### Challenge:
Wherever a line holds the string "React", copy that line.

### Given data:
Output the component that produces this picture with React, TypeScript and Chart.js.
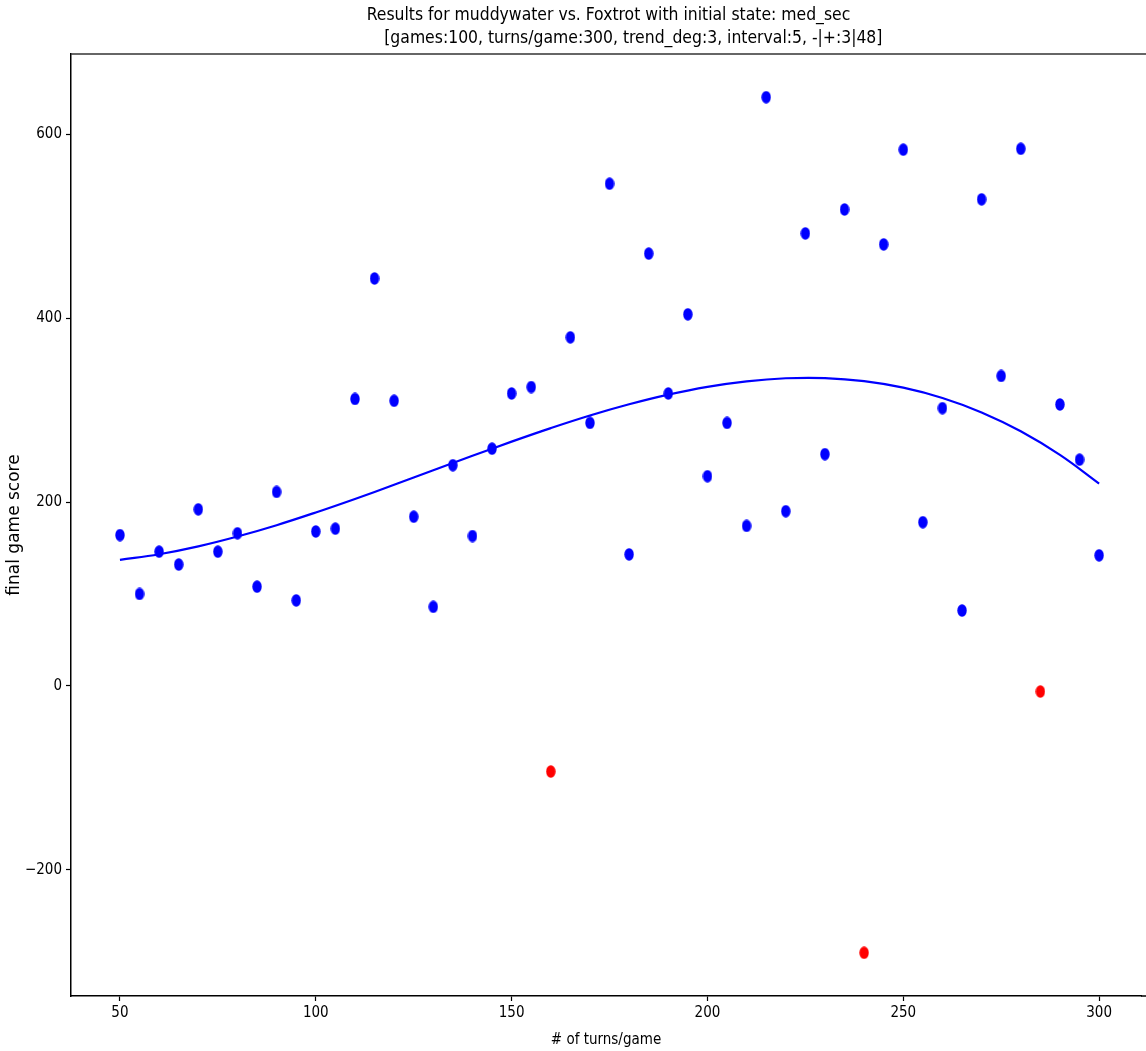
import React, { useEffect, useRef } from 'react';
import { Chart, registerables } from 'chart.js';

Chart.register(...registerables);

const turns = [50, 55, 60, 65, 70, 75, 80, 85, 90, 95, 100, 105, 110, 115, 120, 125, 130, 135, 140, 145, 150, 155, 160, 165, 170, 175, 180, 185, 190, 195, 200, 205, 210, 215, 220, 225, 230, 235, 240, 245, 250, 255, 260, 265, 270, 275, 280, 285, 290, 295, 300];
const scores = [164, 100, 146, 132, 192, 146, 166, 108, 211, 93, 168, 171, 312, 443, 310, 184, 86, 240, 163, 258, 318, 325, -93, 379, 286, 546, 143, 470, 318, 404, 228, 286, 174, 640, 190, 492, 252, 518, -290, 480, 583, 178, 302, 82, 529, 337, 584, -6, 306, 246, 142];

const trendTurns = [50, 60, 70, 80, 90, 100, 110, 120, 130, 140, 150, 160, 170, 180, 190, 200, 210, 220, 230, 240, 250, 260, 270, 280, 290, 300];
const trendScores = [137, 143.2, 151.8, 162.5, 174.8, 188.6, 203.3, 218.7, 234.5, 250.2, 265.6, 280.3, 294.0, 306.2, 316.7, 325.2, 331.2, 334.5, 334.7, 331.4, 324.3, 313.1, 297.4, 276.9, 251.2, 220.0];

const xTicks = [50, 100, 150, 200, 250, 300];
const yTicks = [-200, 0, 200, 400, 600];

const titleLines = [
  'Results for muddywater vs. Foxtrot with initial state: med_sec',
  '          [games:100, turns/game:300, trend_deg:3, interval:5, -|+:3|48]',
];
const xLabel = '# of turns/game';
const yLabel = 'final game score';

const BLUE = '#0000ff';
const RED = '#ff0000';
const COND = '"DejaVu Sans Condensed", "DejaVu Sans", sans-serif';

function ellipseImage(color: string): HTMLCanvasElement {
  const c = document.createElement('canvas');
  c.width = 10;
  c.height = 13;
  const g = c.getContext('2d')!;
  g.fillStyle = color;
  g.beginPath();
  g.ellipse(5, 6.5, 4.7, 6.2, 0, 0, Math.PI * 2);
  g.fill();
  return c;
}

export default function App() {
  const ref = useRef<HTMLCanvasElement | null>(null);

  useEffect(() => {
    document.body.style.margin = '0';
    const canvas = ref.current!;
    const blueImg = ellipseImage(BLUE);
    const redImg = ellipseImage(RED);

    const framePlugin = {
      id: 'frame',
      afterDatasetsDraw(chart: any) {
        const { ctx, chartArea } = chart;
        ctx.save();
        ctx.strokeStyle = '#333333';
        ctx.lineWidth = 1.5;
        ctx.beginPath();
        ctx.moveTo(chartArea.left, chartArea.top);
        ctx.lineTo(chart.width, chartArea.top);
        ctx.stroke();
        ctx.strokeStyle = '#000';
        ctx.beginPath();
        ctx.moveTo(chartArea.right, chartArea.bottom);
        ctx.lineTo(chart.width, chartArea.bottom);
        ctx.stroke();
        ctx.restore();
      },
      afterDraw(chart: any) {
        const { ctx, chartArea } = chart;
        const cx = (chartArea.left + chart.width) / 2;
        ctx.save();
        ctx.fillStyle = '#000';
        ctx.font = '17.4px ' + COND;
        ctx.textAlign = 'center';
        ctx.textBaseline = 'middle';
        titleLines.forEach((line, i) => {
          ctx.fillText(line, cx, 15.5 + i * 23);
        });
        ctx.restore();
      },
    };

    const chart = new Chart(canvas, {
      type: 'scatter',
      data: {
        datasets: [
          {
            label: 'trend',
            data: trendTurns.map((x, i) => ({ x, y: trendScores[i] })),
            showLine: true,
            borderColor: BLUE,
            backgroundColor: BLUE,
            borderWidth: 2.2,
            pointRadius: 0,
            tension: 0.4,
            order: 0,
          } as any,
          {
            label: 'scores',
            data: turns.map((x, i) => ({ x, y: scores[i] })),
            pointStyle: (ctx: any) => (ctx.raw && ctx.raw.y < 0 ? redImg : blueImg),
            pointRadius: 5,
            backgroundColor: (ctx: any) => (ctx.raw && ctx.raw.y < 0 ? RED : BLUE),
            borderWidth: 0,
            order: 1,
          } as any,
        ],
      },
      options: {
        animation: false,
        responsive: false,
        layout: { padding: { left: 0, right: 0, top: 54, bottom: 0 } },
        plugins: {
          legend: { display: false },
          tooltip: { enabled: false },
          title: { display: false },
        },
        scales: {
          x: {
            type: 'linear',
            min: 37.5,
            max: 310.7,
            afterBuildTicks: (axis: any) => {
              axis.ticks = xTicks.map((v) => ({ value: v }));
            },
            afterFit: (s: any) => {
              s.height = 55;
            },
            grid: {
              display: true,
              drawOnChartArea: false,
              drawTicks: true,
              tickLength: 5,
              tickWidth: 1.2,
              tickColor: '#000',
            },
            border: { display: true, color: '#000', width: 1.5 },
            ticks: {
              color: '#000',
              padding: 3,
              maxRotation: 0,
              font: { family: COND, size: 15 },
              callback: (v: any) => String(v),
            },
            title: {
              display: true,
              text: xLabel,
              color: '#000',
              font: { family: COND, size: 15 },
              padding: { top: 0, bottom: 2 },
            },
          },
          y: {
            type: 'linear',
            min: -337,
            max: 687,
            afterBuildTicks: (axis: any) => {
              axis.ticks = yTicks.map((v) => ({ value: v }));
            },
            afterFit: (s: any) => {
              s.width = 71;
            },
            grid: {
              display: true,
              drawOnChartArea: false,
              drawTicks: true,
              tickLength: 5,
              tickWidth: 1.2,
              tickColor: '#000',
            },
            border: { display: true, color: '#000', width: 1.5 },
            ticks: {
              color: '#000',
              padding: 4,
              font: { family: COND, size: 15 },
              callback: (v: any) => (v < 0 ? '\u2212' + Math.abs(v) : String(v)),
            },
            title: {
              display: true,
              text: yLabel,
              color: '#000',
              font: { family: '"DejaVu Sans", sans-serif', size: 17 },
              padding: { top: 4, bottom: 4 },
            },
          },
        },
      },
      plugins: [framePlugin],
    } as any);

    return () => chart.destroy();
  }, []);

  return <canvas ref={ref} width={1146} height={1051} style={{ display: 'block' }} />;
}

### Result:
Output the component that produces this picture with React, TypeScript and Chart.js.
import React, { useEffect, useRef } from 'react';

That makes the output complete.